By Lt. Cmdr. Gus T. Hein, Navy Office of Community Outreach
SANTA RITA, Guam – A 2003 Richard King High School graduate and Mount Pleasant, Texas native is serving in the U.S. Navy as part of an integrated crew of sailors and civilian mariners working aboard the expeditionary submarine tender, USS Emory S. Land.
Petty Officer 1st Class Jason Wommack serves in Guam as part of a forward deployed naval force in the Pacific.
He is responsible for the maintenance, upkeep, and operation of the small boats on board the ship. He also leads 15 sailors as the lead petty officer of the deck division.
“I enjoy challenging sailors to be the best they can be every day they wear the uniform,” said Wommack.
“We locate Guam sailors at our nation’s most strategic forward-deployed submarine base, and the missions they conduct at the tip of the spear are incredible,” said Capt. David Schappert, Commander, Submarine Squadron 15. “They are always challenged and continually rise to meet and exceed expectations. Guam is the place to be for submariners, and we have the ‘Go Guam!’ initiative to showcase all the great things we do out here.”

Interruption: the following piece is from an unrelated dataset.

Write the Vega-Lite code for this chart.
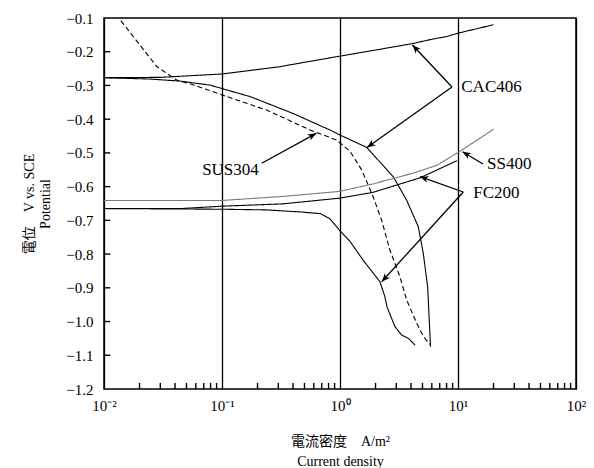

With a crew of 41 officers and 650 enlisted, submarine tenders are 649 feet long and weigh approximately 23,347 tons. A steam-powered propulsion system helps push submarine tenders through the water at nearly 21 mph.
“The sailors aboard Emory S. Land continue to exceed all expectations while supporting submarines and surface ships in the 5th and 7th Fleet area of operations,” said Capt. Mark Prokopius, commanding officer of USS Emory S. Land. “Their hard work and professionalism make me proud of each and every one of them.”
Sailors aboard submarine tenders support deployed submarines as well as surface combatant ships.
“These sailors continue to impress me with the level of effort and expertise they put into successfully completing their mission Day-in and Day-out,” Rear Adm. Frederick Roegge, Commander, Submarine Force, U.S. Pacific Fleet, said. “Their actions and dedication to service enable the Submarine Force to excel in the undersea domain.”
“We have a great crew with high morale and high tempo work schedule,” said Wommack. “Most importantly, the food is great!”
The mixed crew of sailors and civilian mariners builds an active fellowship while working alongside each other, Wommack explained. The teams are highly motivated and quickly adapt to changing conditions. It is a busy life of specialized work, watches, and drills.
“I enjoy all aspects of Navy life like tradition, hard work, and travel,” Wommack added.